------ DATASET SECTION ------
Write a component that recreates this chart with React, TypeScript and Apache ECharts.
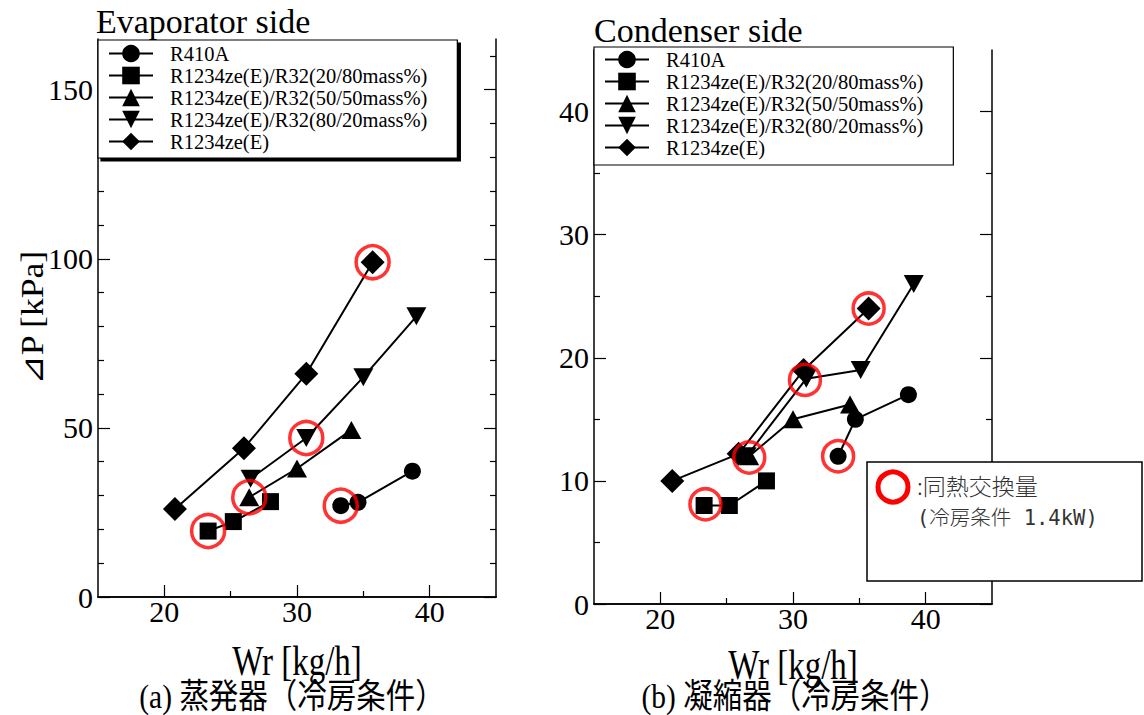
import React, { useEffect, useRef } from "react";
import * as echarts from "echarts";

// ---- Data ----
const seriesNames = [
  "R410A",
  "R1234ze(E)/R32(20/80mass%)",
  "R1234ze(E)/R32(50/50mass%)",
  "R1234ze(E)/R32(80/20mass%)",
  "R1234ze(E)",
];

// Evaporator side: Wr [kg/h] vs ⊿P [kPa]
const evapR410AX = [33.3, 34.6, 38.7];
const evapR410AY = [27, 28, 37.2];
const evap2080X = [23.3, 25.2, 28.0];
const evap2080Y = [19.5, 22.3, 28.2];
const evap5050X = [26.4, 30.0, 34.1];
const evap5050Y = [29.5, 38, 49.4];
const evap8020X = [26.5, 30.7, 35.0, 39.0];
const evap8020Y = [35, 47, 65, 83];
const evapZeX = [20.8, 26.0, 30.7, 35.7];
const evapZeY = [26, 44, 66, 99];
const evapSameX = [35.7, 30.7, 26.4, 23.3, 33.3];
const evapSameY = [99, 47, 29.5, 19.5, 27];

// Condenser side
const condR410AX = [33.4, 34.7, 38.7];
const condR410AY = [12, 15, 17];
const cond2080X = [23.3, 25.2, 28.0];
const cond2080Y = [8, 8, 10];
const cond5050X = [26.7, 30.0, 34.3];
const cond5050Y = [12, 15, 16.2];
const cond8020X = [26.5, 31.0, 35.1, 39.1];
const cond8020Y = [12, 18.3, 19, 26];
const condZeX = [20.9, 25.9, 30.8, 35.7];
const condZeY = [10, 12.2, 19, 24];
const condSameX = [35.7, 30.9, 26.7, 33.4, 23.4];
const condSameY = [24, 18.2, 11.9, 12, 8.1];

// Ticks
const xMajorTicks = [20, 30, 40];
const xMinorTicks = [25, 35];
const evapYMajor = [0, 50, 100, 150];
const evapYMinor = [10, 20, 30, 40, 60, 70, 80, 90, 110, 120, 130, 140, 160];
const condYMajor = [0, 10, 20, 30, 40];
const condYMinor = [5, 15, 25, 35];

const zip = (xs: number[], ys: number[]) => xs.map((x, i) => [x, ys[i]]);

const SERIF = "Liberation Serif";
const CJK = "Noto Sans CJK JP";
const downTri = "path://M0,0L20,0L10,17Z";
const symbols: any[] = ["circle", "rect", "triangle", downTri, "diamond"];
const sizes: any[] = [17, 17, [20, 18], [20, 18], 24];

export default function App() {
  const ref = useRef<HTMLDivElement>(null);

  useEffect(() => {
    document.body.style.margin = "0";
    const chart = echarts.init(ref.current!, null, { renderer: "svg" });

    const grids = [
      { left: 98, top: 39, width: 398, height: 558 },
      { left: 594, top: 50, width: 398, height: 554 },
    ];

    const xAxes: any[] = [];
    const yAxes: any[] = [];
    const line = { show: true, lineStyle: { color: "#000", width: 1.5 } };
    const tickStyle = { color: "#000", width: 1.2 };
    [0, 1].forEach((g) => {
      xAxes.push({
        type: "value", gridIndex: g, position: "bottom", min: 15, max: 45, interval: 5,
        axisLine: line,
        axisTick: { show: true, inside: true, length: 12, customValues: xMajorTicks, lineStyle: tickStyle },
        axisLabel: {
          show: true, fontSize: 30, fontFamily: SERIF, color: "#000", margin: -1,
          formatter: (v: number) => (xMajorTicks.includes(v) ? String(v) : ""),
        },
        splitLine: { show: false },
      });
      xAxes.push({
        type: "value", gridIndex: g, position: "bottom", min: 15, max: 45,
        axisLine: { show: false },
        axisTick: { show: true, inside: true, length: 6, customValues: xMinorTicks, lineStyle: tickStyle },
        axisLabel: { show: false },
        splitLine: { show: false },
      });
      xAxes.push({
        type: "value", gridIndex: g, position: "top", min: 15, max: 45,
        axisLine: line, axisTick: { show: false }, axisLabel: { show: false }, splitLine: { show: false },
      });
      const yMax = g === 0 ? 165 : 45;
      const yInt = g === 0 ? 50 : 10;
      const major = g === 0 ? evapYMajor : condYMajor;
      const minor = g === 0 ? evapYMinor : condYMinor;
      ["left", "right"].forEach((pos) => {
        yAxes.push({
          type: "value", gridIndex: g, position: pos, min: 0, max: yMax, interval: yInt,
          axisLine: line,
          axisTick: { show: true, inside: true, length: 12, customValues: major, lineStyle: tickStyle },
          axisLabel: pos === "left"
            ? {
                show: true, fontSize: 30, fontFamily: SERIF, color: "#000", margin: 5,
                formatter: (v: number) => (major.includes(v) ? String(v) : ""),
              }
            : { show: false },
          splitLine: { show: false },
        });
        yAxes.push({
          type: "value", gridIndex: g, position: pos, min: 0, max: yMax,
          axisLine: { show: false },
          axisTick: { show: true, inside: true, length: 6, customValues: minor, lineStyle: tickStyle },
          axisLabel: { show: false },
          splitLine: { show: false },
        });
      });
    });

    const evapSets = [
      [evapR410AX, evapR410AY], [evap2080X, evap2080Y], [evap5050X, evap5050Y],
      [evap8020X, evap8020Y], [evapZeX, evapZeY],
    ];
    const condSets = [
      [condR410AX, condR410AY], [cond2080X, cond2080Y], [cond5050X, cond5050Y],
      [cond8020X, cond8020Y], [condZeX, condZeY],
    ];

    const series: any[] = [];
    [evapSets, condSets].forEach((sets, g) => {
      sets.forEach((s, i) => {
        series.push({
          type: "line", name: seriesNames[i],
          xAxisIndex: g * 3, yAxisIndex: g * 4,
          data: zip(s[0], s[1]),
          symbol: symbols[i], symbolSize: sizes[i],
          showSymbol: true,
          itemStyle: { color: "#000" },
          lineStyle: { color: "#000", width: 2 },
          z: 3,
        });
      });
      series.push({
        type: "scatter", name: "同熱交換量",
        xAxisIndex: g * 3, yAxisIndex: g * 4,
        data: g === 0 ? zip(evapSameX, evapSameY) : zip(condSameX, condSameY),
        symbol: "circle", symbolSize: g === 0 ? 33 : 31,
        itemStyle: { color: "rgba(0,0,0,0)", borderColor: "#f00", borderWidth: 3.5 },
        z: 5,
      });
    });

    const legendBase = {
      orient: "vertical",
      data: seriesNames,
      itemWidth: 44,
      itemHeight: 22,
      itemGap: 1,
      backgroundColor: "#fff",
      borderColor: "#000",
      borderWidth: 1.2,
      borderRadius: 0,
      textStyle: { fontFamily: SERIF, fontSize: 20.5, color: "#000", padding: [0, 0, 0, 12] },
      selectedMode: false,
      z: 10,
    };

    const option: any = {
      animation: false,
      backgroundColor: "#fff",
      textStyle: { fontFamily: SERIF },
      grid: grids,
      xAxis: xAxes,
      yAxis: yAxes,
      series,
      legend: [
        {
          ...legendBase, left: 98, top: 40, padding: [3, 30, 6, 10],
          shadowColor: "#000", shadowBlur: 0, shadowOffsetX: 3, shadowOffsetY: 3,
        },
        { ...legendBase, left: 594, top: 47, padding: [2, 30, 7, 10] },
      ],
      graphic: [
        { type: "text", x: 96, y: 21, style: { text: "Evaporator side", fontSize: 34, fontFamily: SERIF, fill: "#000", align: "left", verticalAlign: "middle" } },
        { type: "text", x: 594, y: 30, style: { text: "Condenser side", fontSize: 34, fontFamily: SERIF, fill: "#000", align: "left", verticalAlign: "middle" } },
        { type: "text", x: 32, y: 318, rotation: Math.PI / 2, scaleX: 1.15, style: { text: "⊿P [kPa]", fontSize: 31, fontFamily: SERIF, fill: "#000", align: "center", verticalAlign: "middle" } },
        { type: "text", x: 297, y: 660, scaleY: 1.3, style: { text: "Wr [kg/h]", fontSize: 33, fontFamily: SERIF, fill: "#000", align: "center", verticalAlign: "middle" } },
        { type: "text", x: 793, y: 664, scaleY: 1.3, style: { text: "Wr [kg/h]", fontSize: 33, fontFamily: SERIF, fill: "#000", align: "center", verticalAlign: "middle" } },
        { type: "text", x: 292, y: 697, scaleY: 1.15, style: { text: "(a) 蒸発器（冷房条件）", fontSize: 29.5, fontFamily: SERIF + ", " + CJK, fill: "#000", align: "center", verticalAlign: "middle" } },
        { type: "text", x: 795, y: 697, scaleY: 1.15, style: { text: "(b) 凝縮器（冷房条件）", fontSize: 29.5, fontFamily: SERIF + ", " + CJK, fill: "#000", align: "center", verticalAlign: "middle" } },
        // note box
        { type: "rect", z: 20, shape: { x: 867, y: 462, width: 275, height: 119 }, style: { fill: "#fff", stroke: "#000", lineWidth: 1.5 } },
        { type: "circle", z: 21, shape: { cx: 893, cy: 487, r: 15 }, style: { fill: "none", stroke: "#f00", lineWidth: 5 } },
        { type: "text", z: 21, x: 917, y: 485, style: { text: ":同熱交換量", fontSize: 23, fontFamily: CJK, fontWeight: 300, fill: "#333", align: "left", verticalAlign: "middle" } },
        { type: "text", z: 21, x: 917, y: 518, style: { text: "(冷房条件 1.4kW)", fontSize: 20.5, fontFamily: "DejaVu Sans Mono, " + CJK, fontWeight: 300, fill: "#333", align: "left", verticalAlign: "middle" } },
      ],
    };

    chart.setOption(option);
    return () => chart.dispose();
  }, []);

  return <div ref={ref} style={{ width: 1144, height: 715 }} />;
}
------
PROBLEM DESCRIPTION
Locate all lines in the listing above with the word "React" and copy them.

RESULT OF THE TASK
Write a component that recreates this chart with React, TypeScript and Apache ECharts.
import React, { useEffect, useRef } from "react";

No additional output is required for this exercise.